--- WHAT THE TASK REQUIRES ---
Copy these lines exactly and nothing else: from the line holding "Rebuild this chart" to the line holding "4.5)), linewidth=0.8, zorder=1)", both lines included.

--- Start ---

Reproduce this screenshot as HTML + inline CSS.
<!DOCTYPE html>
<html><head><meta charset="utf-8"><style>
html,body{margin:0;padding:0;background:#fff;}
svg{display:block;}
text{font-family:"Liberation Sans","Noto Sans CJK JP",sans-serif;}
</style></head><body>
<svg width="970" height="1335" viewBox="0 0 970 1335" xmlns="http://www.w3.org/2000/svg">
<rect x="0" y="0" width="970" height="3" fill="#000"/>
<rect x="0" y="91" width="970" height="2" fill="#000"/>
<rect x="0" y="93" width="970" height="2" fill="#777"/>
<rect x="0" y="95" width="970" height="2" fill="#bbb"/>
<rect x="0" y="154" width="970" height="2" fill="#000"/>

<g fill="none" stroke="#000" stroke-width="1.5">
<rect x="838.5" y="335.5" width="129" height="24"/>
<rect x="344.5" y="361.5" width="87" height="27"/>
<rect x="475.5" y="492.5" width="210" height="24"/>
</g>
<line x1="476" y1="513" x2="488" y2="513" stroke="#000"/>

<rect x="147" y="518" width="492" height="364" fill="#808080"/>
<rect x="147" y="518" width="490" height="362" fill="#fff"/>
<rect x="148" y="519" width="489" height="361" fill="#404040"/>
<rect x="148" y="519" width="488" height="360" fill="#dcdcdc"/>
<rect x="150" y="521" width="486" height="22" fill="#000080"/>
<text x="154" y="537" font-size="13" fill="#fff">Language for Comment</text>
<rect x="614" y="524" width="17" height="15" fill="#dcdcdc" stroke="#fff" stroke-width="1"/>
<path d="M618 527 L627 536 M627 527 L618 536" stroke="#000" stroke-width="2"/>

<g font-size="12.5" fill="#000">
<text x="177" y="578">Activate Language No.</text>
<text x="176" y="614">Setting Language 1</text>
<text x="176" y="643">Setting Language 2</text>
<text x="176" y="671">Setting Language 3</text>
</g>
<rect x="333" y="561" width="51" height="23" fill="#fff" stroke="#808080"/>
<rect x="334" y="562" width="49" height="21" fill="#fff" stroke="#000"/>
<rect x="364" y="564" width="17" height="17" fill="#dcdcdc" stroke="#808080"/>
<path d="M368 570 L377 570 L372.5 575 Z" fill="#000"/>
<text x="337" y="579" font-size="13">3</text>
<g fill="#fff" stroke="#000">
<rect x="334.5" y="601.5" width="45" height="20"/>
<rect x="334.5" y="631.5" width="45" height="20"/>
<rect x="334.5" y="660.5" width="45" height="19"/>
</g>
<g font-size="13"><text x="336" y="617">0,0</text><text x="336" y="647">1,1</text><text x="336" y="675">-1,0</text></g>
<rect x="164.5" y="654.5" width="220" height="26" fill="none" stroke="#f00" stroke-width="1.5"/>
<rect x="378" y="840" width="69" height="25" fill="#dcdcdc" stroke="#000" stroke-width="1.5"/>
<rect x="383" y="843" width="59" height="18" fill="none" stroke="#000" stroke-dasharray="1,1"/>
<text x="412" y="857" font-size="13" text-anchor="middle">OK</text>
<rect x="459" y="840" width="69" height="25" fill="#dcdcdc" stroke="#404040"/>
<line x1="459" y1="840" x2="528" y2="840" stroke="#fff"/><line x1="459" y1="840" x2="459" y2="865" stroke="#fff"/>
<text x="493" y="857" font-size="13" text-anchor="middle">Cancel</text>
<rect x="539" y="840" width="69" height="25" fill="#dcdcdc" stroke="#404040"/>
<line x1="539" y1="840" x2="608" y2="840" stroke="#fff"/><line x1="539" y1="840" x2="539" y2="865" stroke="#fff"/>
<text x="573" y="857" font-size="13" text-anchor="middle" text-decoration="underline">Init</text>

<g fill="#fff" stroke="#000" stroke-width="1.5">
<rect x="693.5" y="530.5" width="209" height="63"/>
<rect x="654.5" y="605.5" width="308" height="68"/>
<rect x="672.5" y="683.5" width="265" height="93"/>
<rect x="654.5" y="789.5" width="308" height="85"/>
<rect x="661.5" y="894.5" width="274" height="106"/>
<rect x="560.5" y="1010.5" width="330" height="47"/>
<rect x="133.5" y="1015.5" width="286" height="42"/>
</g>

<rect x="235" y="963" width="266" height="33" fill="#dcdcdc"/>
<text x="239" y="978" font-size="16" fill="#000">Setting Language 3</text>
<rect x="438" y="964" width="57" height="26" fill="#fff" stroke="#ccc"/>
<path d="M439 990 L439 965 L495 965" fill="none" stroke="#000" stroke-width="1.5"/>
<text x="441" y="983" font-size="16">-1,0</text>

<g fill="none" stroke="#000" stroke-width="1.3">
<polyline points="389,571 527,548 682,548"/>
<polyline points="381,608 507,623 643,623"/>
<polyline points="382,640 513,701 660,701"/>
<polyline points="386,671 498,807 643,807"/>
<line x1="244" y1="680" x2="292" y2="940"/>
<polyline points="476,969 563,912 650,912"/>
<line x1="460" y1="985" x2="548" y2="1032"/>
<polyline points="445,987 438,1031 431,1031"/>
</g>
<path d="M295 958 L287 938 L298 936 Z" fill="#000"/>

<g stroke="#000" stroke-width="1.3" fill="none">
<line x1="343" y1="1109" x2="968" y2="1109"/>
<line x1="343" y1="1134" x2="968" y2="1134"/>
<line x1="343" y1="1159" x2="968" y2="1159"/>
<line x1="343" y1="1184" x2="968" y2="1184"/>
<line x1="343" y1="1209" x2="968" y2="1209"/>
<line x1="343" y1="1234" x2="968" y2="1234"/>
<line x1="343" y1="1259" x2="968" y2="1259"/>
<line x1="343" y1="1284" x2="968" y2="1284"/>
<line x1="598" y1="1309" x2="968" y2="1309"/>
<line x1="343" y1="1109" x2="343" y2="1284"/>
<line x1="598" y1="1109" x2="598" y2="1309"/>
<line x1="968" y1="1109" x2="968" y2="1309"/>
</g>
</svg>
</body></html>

--- End ---
--- Start ---

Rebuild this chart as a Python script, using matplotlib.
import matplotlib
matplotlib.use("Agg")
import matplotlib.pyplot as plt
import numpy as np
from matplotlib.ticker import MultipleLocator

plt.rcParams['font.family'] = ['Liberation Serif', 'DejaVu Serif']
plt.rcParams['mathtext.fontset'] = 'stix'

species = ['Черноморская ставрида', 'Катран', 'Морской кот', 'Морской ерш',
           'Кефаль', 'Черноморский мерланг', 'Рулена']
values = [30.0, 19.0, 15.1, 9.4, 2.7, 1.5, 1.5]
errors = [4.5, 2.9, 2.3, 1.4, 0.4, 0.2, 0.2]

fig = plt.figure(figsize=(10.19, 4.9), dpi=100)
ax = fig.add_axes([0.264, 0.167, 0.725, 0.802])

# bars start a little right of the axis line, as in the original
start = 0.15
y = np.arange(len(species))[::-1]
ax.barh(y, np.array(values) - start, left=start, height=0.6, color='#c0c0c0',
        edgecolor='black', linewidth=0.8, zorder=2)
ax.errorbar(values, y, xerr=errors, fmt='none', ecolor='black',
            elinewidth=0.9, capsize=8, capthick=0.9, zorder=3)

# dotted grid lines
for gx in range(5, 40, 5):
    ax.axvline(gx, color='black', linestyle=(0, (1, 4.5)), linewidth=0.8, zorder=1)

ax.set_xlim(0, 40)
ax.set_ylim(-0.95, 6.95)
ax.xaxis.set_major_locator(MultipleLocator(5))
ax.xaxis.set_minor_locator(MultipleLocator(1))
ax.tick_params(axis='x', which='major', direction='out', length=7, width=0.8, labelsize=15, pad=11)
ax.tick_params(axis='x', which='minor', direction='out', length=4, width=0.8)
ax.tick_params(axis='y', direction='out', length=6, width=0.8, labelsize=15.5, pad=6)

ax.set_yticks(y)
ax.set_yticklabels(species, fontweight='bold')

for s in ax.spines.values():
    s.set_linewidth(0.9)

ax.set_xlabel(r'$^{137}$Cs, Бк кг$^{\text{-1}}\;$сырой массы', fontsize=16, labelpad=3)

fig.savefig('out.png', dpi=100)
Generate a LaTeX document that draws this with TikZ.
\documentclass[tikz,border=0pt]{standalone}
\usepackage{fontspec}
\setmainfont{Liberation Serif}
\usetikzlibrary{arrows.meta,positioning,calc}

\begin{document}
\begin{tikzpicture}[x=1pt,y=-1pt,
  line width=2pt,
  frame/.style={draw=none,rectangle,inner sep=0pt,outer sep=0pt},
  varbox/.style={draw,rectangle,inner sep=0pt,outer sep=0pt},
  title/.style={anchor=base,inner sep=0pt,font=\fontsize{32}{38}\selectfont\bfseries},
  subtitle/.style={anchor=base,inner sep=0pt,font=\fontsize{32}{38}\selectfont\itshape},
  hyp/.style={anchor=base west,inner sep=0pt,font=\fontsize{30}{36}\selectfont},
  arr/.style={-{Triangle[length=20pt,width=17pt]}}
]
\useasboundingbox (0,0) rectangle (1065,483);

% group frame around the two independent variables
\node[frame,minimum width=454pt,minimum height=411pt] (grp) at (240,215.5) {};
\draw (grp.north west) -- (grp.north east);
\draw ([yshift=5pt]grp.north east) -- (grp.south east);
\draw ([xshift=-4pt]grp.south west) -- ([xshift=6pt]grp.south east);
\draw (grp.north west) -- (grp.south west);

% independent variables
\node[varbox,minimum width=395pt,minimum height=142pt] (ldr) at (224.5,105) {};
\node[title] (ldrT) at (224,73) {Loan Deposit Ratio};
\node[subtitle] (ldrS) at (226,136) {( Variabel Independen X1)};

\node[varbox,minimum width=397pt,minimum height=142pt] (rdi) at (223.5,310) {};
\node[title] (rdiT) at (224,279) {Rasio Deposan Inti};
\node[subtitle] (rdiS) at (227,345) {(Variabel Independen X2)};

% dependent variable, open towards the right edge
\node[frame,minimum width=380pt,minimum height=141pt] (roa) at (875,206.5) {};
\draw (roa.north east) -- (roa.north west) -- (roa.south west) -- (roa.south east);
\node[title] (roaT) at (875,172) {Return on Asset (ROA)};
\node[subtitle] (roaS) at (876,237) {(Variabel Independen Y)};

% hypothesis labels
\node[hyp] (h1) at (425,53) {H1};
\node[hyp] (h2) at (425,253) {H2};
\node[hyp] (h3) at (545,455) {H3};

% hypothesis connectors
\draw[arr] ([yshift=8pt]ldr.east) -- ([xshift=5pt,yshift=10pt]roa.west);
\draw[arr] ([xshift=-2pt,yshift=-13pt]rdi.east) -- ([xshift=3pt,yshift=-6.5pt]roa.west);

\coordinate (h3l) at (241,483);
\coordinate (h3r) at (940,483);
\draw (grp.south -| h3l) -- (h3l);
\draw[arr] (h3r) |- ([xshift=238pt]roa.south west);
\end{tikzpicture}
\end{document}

--- End ---

--- SOLUTION TO THIS PROBLEM ---
Rebuild this chart as a Python script, using matplotlib.
import matplotlib
matplotlib.use("Agg")
import matplotlib.pyplot as plt
import numpy as np
from matplotlib.ticker import MultipleLocator

plt.rcParams['font.family'] = ['Liberation Serif', 'DejaVu Serif']
plt.rcParams['mathtext.fontset'] = 'stix'

species = ['Черноморская ставрида', 'Катран', 'Морской кот', 'Морской ерш',
           'Кефаль', 'Черноморский мерланг', 'Рулена']
values = [30.0, 19.0, 15.1, 9.4, 2.7, 1.5, 1.5]
errors = [4.5, 2.9, 2.3, 1.4, 0.4, 0.2, 0.2]

fig = plt.figure(figsize=(10.19, 4.9), dpi=100)
ax = fig.add_axes([0.264, 0.167, 0.725, 0.802])

# bars start a little right of the axis line, as in the original
start = 0.15
y = np.arange(len(species))[::-1]
ax.barh(y, np.array(values) - start, left=start, height=0.6, color='#c0c0c0',
        edgecolor='black', linewidth=0.8, zorder=2)
ax.errorbar(values, y, xerr=errors, fmt='none', ecolor='black',
            elinewidth=0.9, capsize=8, capthick=0.9, zorder=3)

# dotted grid lines
for gx in range(5, 40, 5):
    ax.axvline(gx, color='black', linestyle=(0, (1, 4.5)), linewidth=0.8, zorder=1)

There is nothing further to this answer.